Numerous synagogues sent out an email prior to Shabbat on Friday, urging their members to show up and come to services despite the threats.
“This is the best response to antisemitism – to be MORE Jewish,” the email read.
“Do not let terrorists win. We stand together as Jews. We stand with our Muslim friends who face harassment, we stand with those who are Black inside our Jewish community and outside who face racism every day. We must be visible, and we must SHOW UP,” the email concluded.

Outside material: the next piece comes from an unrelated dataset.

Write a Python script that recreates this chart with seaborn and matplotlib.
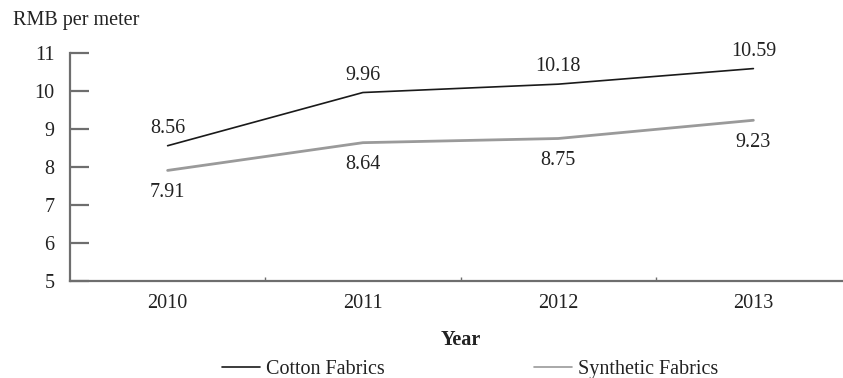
import matplotlib
matplotlib.use("Agg")
import matplotlib.pyplot as plt
import seaborn as sns
import pandas as pd
from matplotlib.ticker import FixedLocator

# Average fabric prices, RMB per meter
years = ["2010", "2011", "2012", "2013"]
cotton = [8.56, 9.96, 10.18, 10.59]
synthetic = [7.91, 8.64, 8.75, 9.23]
series_names = ["Cotton Fabrics", "Synthetic Fabrics"]
y_ticks = [5, 6, 7, 8, 9, 10, 11]

FS = 14.5

sns.set_style("white")
plt.rcParams["font.family"] = ["Liberation Serif", "DejaVu Serif"]
plt.rcParams["font.size"] = FS

df = pd.DataFrame({
    "Year": years * 2,
    "Price": cotton + synthetic,
    "Series": [series_names[0]] * len(years) + [series_names[1]] * len(years),
})

fig = plt.figure(figsize=(8.43, 3.78), dpi=100)
ax = fig.add_axes([70 / 843, 1 - 281 / 378, 781 / 843, (281 - 53) / 378])

palette = {series_names[0]: "#1a1a1a", series_names[1]: "#9a9a9a"}
sns.lineplot(data=df, x="Year", y="Price", hue="Series", palette=palette,
             ax=ax, legend=False, sort=False)
lines = ax.get_lines()
lines[0].set_linewidth(1.2)
lines[1].set_linewidth(2.0)

# value labels: cotton above, synthetic below
for i, v in enumerate(cotton):
    ax.annotate(f"{v:.2f}", (i, v), xytext=(0, 12.5), textcoords="offset points",
                ha="center", va="center", fontsize=FS, color="#222222")
for i, v in enumerate(synthetic):
    ax.annotate(f"{v:.2f}", (i, v), xytext=(0, -16), textcoords="offset points",
                ha="center", va="center", fontsize=FS, color="#222222")

ax.set_xlim(-0.5, 3.5)
ax.set_ylim(5, 11)
ax.set_yticks(y_ticks)
ax.set_xticks(range(len(years)))
ax.set_xticklabels(years)
ax.xaxis.set_minor_locator(FixedLocator([0.5, 1.5, 2.5]))

spine_color = "#6e6e6e"
for side in ["top", "right"]:
    ax.spines[side].set_visible(False)
for side in ["left", "bottom"]:
    ax.spines[side].set_color(spine_color)
    ax.spines[side].set_linewidth(1.6)

ax.tick_params(axis="y", direction="in", length=14, width=1.6, color=spine_color,
               pad=11, labelsize=FS, labelcolor="#222222", left=True)
ax.tick_params(axis="x", which="major", length=0, pad=9.5, labelsize=FS,
               labelcolor="#222222")
ax.tick_params(axis="x", which="minor", direction="in", length=3, width=1,
               color=spine_color, bottom=True)

ax.set_xlabel("Year", fontweight="bold", fontsize=FS, labelpad=12, color="#222222")
ax.set_ylabel("")
fig.text(13 / 843, 1 - 21 / 378, "RMB per meter", ha="left", va="center",
         fontsize=FS, color="#222222")

handles = [plt.Line2D([], [], color=palette[n], lw=1.2) for n in series_names]
fig.legend(handles, series_names, loc="center", bbox_to_anchor=(470 / 843, 1 - 369 / 378),
           ncol=2, frameon=False, fontsize=FS, handlelength=1.9, handletextpad=0.3,
           columnspacing=7.4, borderpad=0, labelcolor="#222222")

fig.savefig("out.png", dpi=100)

Neo-Nazis Harass Theatergoers and Others
This past Tuesday, a group of neo-Nazi protesters harassed theatergoers as they lined up to see the new Broadway revival of “Parade,” a show that tells the true story of Leo Frank, a Jewish man lynched in 1915 after being wrongfully convicted for the rape and murder of a 13-year-old girl. A subsequent legal review proved Frank was wrongfully charged.
“The irony should not be lost on anyone that these antisemitic extremists decided to protest a play that details the true story of the lynching of an innocent Jewish man by an antisemitic mob and used it as an opportunity to spread conspiracy theories and hate,” the Anti-Defamation League said in a statement.
In the past week, the ADL has also tracked shooting attacks against Jewish people in the streets of Los Angeles, antisemitic demonstrations in front of a Chabad Jewish center in Florida and increases in the distribution of antisemitic propaganda in cities across the nation.
‘Have We Learned Nothing?’
“How can it be that less than a century after the Holocaust, a Neo-Nazi group in the US calls for a National Day of Hate against the Jews – and there’s no uproar?” Israel Ambassador to the US Michael Herzog wrote Friday in a tweet.
“Have we learned nothing? Have we forgotten that words lead to actions? I pray for a peaceful Shabbat for everyone.”